(Figure scripts)
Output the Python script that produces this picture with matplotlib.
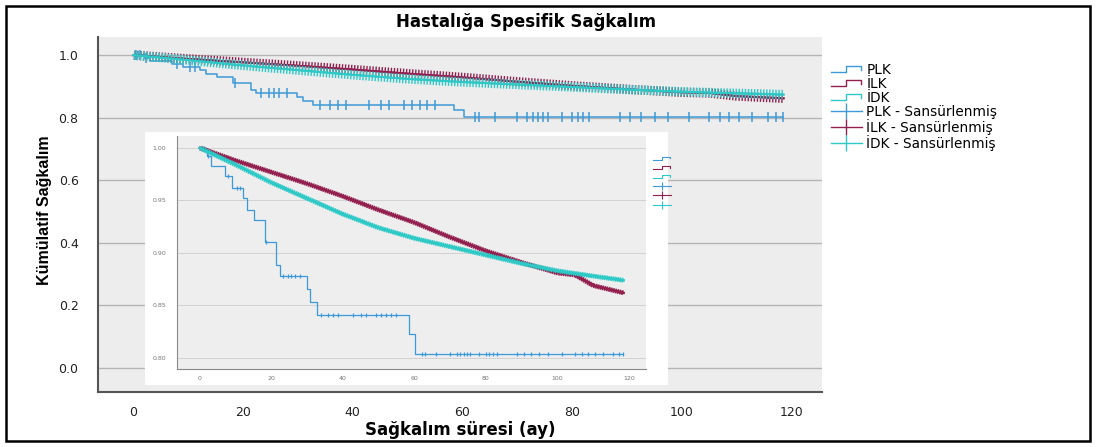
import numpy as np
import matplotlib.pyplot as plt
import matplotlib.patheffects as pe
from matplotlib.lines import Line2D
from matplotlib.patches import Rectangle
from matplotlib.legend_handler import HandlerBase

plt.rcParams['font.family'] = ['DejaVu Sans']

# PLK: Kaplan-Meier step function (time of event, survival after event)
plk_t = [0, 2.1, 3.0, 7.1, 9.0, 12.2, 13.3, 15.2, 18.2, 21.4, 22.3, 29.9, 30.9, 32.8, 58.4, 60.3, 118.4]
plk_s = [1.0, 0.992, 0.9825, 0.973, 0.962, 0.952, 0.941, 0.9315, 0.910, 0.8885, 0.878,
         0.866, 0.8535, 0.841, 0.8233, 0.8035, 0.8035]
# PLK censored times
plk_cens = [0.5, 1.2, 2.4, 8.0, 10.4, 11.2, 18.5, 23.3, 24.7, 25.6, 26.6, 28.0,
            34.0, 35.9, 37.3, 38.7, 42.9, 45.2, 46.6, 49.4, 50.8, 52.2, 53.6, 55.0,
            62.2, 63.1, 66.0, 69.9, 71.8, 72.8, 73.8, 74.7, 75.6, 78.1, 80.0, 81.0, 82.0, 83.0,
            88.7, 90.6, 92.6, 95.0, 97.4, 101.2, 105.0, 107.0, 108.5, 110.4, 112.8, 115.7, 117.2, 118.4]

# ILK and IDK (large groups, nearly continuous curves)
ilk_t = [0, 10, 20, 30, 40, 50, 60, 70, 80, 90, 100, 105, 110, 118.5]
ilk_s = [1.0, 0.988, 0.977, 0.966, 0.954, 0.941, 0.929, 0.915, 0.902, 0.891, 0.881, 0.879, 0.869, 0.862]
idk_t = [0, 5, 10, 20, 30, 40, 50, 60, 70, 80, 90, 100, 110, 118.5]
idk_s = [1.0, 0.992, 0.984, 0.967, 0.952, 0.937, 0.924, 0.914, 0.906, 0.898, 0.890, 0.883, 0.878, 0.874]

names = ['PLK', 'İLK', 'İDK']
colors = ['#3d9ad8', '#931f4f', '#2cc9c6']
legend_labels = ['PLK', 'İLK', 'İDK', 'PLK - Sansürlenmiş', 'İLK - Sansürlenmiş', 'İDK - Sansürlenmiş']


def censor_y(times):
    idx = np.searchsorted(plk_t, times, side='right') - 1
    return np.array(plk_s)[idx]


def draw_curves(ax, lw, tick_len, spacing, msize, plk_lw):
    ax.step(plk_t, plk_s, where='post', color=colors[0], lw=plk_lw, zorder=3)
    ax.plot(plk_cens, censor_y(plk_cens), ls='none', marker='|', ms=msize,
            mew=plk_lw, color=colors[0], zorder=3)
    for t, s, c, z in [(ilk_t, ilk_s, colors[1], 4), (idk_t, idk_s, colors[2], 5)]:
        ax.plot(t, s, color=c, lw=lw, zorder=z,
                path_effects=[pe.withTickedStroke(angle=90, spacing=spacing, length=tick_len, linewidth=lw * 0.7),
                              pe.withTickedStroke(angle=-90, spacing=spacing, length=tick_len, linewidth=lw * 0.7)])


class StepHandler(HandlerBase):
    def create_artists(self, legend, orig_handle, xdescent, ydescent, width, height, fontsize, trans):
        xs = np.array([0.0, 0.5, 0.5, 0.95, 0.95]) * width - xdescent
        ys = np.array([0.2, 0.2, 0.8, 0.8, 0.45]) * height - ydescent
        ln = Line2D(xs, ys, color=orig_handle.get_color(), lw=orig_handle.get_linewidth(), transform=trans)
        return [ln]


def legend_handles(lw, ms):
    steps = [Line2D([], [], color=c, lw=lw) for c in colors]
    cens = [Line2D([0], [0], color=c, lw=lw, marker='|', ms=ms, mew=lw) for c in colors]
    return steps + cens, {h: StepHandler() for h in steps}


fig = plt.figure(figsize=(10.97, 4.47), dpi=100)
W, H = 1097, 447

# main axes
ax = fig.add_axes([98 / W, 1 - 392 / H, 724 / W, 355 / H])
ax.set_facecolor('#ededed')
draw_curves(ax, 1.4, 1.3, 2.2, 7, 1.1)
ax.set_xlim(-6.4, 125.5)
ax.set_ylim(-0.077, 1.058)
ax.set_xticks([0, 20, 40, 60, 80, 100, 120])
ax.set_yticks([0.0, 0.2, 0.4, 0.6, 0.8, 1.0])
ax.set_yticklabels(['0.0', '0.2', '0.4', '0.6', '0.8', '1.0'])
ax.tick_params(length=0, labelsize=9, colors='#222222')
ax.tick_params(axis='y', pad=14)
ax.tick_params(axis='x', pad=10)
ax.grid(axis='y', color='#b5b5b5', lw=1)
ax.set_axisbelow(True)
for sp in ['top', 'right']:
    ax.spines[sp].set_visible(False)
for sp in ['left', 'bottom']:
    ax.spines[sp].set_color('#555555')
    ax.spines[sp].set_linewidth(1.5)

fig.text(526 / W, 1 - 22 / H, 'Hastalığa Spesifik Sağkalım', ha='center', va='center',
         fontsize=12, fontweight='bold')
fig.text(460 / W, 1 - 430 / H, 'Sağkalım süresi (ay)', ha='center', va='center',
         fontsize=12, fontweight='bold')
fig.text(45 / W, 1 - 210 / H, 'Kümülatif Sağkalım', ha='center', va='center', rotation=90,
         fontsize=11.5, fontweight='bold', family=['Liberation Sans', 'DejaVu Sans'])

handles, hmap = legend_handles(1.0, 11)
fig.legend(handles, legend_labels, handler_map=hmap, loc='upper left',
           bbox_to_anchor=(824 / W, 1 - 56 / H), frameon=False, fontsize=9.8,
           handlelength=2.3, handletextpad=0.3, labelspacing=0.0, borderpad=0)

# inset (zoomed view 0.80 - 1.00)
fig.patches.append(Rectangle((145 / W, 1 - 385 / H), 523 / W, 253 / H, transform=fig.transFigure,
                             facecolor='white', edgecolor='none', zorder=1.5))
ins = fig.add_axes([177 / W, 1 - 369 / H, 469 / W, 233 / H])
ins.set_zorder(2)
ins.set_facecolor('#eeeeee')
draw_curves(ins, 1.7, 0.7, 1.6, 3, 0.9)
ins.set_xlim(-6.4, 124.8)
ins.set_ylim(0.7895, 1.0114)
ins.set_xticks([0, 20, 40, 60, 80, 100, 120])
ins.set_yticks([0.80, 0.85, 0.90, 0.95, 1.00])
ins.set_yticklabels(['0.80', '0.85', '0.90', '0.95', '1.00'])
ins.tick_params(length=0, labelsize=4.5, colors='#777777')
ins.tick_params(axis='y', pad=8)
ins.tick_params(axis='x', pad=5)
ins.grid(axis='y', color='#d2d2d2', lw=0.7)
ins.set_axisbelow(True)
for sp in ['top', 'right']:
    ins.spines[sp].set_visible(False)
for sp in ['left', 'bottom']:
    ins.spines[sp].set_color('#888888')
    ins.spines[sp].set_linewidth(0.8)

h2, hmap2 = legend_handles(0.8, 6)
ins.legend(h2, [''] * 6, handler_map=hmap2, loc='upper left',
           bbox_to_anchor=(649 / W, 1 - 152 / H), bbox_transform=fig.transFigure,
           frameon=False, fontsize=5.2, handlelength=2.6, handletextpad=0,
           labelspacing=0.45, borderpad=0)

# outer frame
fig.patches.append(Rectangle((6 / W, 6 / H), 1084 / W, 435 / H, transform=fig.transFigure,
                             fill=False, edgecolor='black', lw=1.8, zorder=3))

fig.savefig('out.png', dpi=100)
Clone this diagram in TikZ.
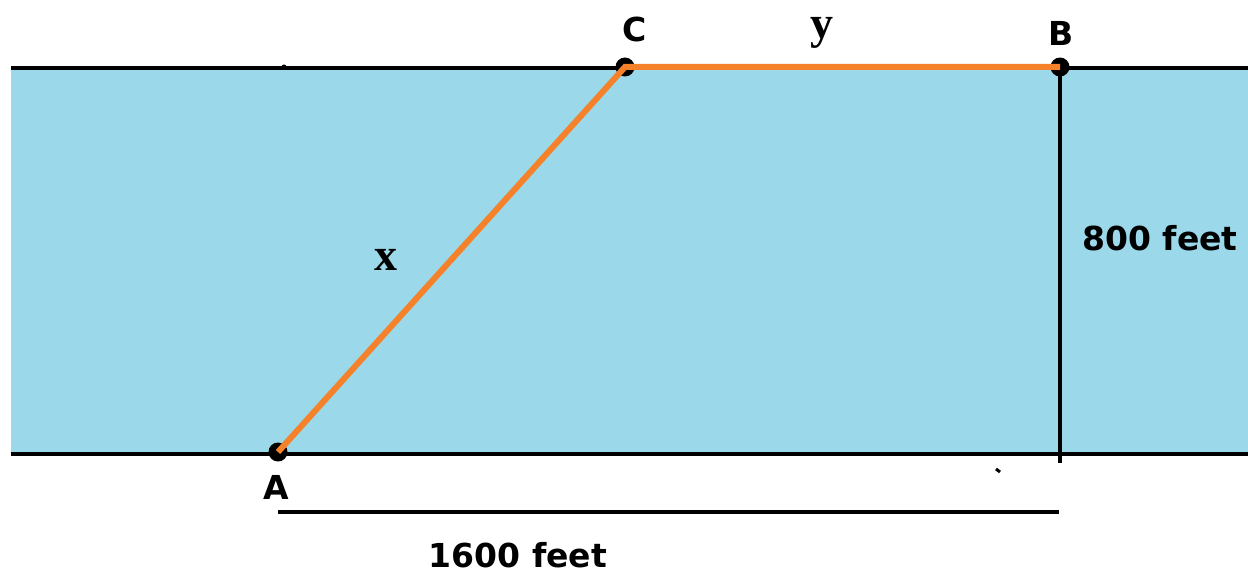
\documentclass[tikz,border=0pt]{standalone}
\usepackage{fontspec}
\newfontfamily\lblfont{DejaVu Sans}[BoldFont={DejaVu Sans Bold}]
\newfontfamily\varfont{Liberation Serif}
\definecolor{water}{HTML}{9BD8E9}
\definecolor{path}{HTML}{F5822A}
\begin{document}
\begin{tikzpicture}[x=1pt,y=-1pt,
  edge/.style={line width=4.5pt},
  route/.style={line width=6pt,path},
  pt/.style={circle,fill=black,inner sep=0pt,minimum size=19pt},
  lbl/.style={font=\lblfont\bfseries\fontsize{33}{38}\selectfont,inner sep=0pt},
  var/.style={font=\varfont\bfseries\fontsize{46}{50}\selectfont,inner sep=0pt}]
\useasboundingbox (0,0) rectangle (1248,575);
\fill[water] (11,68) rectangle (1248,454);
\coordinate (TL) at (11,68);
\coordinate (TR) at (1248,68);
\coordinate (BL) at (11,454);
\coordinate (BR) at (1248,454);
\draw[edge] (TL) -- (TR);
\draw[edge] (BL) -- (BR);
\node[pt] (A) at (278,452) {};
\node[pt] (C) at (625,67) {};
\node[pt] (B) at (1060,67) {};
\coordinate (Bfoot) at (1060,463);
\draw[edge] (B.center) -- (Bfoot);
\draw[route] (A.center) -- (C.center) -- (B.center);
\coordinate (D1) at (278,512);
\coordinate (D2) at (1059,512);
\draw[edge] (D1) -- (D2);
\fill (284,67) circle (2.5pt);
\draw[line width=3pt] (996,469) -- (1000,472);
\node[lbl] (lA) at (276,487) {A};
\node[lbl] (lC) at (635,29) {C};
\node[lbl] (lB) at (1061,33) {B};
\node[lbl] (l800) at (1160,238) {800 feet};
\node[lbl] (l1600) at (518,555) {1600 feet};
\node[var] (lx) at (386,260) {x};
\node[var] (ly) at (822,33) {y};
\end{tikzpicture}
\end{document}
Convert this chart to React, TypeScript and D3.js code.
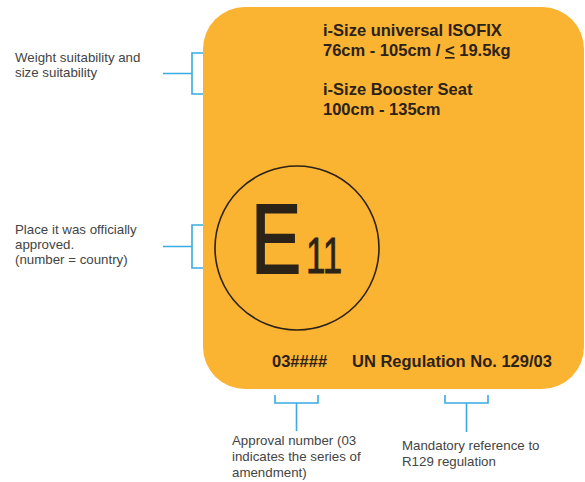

* [The task]: Only the lines from the start of the records to the one containing "plt.rcParams['font.family'] = ['DejaVu Sans']" should be repeated, exactly and with both ends kept; drop any pictures.

* [Correct output]:
Output the Python script that produces this picture with matplotlib.
import numpy as np
import matplotlib.pyplot as plt
import matplotlib.patheffects as pe
from matplotlib.lines import Line2D
from matplotlib.patches import Rectangle
from matplotlib.legend_handler import HandlerBase

plt.rcParams['font.family'] = ['DejaVu Sans']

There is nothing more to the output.